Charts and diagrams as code
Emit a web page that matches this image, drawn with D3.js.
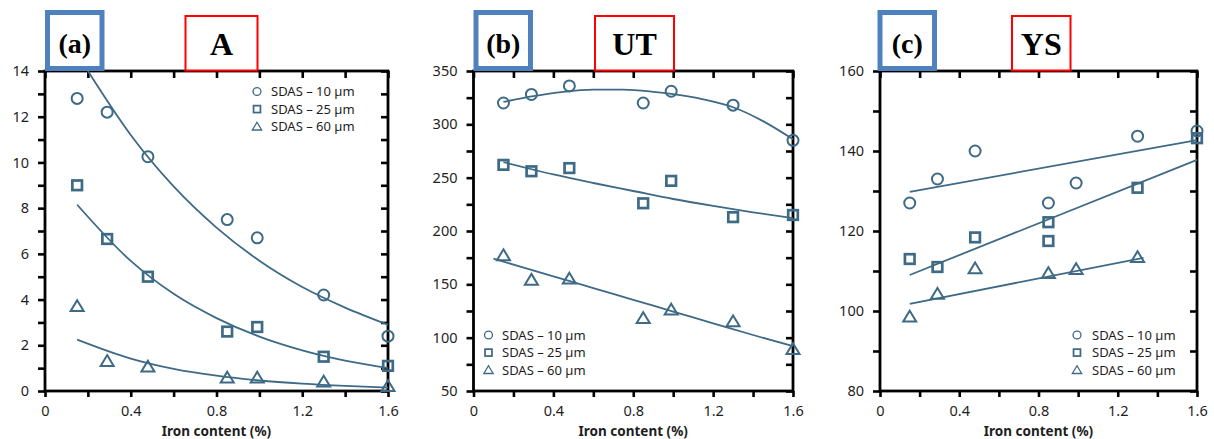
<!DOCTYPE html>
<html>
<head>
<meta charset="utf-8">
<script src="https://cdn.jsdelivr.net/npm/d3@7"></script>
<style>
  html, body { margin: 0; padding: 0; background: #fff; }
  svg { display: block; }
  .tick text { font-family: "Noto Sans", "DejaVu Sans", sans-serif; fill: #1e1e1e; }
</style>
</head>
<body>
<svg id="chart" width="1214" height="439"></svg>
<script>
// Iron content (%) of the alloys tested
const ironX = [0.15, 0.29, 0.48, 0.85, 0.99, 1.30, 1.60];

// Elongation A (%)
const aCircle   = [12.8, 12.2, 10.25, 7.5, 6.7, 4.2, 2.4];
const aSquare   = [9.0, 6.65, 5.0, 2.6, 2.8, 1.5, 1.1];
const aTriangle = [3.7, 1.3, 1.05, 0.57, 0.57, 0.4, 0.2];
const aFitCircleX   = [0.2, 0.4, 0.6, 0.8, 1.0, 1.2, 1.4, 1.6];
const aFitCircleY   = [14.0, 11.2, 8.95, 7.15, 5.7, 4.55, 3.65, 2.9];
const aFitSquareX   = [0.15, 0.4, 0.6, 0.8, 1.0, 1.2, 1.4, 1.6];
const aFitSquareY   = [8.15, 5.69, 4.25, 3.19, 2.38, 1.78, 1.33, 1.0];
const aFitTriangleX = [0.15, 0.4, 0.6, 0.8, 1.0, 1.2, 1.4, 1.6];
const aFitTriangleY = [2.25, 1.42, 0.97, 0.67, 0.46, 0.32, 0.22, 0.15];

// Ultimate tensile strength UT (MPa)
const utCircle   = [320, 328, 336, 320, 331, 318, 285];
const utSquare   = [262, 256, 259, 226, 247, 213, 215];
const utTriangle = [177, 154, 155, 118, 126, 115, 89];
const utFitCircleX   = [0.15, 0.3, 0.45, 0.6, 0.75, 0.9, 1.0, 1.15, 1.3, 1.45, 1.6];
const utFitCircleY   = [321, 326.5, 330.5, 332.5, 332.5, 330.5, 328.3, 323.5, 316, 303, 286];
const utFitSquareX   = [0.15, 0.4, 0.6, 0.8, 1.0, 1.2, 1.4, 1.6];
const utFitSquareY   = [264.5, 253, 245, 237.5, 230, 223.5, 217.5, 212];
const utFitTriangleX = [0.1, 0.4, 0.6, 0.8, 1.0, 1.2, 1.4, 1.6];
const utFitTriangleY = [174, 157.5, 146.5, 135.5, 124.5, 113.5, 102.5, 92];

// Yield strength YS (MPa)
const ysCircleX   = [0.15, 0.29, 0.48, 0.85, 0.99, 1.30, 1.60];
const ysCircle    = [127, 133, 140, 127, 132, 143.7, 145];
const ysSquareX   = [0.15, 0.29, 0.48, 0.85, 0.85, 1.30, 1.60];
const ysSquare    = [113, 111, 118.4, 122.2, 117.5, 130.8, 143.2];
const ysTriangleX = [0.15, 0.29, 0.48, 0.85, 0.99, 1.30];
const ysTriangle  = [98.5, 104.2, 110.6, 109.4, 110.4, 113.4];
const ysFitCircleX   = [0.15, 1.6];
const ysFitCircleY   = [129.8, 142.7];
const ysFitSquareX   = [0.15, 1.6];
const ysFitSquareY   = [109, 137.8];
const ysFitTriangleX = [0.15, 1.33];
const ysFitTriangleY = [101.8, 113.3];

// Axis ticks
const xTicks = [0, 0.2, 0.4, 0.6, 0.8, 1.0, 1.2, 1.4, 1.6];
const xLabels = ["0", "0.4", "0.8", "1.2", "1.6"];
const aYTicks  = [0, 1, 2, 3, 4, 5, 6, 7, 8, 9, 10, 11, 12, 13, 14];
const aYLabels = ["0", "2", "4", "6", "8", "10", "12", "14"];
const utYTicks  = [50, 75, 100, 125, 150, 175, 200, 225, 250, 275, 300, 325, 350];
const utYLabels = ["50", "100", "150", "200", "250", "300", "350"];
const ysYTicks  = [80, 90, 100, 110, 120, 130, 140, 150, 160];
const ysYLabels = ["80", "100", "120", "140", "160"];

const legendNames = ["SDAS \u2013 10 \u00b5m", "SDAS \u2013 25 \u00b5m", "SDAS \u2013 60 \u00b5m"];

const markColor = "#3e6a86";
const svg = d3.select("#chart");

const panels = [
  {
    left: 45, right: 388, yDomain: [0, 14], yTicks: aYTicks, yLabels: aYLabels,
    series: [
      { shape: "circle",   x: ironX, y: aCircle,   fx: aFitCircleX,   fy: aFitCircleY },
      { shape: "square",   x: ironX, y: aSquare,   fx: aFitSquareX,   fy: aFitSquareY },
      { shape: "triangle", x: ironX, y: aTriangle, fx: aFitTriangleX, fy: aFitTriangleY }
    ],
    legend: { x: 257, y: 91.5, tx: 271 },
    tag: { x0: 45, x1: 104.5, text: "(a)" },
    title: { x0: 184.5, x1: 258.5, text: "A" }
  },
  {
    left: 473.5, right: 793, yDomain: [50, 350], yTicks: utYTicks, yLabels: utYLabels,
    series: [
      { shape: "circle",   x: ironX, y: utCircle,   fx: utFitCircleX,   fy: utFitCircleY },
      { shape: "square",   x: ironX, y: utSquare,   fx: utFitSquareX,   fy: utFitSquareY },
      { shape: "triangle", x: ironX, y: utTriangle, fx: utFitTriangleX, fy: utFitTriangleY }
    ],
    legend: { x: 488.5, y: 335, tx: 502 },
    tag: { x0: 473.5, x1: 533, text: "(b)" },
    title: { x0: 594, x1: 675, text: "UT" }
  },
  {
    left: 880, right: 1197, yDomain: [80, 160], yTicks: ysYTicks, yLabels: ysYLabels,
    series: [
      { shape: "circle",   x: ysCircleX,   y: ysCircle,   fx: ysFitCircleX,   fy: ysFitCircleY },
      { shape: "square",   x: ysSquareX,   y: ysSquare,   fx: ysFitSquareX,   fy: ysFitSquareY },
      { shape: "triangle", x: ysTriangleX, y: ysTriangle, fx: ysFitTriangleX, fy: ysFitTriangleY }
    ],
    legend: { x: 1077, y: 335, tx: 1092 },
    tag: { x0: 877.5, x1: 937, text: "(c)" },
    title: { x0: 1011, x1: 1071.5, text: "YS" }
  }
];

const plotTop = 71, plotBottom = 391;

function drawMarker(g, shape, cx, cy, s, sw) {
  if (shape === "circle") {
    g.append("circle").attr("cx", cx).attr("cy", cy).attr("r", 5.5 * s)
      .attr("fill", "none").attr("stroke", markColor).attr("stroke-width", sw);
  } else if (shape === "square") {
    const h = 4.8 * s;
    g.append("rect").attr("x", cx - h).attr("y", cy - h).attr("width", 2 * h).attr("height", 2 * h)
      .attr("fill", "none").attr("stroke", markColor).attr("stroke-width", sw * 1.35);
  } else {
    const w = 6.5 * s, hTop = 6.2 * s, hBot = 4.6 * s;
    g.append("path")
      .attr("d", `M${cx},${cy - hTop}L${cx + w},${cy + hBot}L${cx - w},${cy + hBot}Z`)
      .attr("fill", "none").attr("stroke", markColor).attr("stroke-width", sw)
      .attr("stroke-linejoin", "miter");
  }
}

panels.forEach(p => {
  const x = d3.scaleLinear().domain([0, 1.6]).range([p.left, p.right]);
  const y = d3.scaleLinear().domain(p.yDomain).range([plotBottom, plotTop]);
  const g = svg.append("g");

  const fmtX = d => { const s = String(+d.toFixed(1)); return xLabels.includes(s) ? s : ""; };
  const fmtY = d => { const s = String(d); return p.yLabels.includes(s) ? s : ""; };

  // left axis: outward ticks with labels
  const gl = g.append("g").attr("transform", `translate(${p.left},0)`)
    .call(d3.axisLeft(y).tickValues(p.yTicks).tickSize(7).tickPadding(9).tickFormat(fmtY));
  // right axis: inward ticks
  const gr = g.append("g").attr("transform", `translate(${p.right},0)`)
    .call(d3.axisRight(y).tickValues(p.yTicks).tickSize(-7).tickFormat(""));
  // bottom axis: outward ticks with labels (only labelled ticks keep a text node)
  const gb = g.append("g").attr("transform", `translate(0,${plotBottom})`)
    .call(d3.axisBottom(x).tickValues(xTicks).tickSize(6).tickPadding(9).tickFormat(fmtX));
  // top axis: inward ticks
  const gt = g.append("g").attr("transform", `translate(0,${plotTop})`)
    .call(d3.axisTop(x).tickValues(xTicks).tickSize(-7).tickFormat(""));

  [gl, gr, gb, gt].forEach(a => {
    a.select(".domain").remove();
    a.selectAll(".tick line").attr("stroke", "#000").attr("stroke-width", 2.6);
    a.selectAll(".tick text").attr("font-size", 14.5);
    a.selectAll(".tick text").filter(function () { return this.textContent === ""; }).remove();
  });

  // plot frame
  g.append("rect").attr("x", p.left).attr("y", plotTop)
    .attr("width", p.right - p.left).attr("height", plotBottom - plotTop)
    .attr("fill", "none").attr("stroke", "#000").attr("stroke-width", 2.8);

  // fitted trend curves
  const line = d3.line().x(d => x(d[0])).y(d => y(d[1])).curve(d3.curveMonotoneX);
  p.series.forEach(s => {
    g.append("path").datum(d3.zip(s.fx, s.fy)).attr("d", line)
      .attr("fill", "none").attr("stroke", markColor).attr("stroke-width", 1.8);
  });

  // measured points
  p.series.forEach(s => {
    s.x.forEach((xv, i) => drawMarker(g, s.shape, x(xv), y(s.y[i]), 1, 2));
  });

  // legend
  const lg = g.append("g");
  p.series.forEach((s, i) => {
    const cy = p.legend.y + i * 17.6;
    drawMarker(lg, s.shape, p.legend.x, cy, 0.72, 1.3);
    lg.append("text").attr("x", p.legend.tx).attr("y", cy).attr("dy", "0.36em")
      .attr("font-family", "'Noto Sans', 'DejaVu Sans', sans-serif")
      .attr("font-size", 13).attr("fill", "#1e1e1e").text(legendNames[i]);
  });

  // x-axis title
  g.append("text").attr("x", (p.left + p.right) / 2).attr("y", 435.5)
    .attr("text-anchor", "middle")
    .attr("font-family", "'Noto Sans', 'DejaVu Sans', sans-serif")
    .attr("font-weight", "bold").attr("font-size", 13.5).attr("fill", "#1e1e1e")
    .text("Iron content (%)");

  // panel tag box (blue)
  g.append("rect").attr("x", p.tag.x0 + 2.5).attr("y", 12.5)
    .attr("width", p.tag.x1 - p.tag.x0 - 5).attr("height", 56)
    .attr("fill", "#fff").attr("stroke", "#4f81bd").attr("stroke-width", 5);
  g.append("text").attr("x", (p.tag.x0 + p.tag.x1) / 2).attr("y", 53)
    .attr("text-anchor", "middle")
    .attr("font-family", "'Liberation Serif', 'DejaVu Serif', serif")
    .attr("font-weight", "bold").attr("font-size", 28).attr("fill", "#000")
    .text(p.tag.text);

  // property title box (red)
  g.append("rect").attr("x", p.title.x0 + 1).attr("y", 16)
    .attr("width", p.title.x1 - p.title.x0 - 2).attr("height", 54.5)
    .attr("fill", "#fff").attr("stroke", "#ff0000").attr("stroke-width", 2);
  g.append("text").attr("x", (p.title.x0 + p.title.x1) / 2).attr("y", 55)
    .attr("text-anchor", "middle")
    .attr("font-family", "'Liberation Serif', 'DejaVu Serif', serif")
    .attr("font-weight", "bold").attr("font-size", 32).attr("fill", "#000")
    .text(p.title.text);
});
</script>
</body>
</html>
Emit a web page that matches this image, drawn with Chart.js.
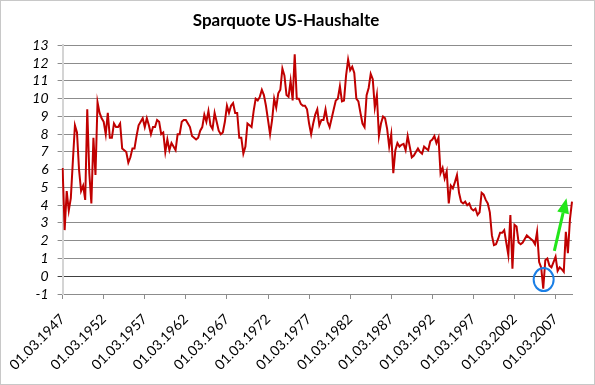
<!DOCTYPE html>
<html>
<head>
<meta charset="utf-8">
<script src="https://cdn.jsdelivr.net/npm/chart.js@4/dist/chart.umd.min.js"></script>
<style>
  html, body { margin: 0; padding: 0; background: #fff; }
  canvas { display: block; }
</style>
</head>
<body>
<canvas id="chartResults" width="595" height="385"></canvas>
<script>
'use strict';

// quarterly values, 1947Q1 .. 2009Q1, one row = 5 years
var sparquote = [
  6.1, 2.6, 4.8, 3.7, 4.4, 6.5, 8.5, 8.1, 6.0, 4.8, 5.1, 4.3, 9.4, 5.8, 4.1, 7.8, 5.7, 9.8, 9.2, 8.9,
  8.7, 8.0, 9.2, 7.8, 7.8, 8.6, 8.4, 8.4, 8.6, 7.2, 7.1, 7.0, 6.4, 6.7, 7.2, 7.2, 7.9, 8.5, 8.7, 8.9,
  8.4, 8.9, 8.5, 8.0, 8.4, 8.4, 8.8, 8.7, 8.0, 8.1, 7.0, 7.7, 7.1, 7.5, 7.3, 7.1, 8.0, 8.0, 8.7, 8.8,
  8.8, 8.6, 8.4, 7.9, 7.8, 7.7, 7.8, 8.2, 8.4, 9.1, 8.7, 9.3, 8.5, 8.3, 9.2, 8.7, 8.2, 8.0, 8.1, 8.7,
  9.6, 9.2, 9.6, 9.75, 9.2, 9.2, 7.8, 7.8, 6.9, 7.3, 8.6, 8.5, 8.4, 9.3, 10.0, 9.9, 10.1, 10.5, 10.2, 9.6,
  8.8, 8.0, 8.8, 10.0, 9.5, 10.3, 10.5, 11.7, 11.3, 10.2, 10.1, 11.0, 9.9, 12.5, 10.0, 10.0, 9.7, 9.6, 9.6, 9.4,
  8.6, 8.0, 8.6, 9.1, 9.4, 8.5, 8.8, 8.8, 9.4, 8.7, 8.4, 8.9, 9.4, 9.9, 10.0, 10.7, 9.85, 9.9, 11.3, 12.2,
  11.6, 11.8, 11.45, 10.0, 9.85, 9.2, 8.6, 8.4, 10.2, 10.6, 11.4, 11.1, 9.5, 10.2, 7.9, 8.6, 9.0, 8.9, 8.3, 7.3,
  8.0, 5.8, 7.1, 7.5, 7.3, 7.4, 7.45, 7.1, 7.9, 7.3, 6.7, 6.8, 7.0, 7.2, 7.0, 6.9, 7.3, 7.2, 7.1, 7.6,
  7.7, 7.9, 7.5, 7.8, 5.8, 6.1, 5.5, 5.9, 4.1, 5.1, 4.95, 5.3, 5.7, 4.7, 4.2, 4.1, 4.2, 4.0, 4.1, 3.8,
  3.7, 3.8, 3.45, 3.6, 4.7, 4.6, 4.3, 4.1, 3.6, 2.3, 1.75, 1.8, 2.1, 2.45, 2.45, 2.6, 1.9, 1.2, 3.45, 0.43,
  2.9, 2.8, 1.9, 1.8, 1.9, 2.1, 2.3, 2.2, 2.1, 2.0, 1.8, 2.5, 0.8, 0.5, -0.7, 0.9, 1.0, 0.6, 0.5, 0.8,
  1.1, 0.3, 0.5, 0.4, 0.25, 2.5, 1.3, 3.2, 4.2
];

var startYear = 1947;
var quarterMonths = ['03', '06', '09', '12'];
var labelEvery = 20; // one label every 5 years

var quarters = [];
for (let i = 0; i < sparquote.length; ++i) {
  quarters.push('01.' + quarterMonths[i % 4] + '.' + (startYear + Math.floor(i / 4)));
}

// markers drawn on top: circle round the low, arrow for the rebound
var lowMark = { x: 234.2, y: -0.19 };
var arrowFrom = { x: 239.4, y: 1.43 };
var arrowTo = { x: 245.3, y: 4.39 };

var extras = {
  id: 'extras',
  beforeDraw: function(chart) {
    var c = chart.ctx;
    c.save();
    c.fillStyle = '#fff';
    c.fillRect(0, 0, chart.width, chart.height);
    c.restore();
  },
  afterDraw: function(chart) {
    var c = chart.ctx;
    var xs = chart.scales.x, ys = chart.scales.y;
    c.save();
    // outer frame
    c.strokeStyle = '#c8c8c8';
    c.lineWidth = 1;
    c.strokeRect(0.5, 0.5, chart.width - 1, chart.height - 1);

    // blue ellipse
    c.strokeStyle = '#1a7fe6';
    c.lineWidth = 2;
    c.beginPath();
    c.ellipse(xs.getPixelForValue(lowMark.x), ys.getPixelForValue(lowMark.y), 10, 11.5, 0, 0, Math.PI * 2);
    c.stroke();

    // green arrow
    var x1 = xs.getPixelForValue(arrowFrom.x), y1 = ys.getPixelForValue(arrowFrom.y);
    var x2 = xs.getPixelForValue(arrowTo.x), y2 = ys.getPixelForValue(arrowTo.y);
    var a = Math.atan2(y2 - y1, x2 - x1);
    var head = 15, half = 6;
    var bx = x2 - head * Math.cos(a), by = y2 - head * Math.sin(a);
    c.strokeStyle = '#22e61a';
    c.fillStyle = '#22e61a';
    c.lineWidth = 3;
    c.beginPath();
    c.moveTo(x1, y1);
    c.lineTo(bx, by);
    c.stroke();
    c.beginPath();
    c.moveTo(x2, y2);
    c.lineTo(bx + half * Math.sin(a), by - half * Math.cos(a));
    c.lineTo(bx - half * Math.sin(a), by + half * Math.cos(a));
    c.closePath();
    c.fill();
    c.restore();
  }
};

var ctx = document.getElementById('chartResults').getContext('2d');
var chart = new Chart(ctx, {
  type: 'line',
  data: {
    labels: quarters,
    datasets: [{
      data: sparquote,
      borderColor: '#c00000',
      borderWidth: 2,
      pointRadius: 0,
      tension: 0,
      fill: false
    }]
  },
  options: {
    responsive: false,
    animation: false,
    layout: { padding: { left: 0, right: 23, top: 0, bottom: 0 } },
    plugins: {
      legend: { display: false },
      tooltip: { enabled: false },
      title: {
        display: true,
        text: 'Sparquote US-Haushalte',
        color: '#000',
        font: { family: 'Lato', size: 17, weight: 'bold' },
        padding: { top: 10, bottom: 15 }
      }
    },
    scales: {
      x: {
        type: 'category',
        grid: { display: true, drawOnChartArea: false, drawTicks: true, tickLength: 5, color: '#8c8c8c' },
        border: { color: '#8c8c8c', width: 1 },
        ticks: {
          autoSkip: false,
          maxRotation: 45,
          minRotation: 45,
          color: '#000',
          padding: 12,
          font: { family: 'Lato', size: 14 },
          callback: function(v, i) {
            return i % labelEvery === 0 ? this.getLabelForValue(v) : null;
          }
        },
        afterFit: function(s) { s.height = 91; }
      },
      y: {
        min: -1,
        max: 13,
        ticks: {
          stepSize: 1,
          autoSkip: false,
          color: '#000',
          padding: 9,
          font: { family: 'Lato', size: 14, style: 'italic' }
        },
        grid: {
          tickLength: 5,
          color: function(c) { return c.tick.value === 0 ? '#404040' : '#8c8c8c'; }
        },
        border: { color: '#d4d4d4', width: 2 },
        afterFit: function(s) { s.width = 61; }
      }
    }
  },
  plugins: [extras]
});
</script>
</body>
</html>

Work to complete ▸ Reproduce, word for word, every line from the start of the records down to and including the line with "const ironX = [0.15, 0.29, 0.48, 0.85, 0.99, 1.30, 1.60];"; skip the pictures.

Exercise response ▸
Emit a web page that matches this image, drawn with D3.js.
<!DOCTYPE html>
<html>
<head>
<meta charset="utf-8">
<script src="https://cdn.jsdelivr.net/npm/d3@7"></script>
<style>
  html, body { margin: 0; padding: 0; background: #fff; }
  svg { display: block; }
  .tick text { font-family: "Noto Sans", "DejaVu Sans", sans-serif; fill: #1e1e1e; }
</style>
</head>
<body>
<svg id="chart" width="1214" height="439"></svg>
<script>
// Iron content (%) of the alloys tested
const ironX = [0.15, 0.29, 0.48, 0.85, 0.99, 1.30, 1.60];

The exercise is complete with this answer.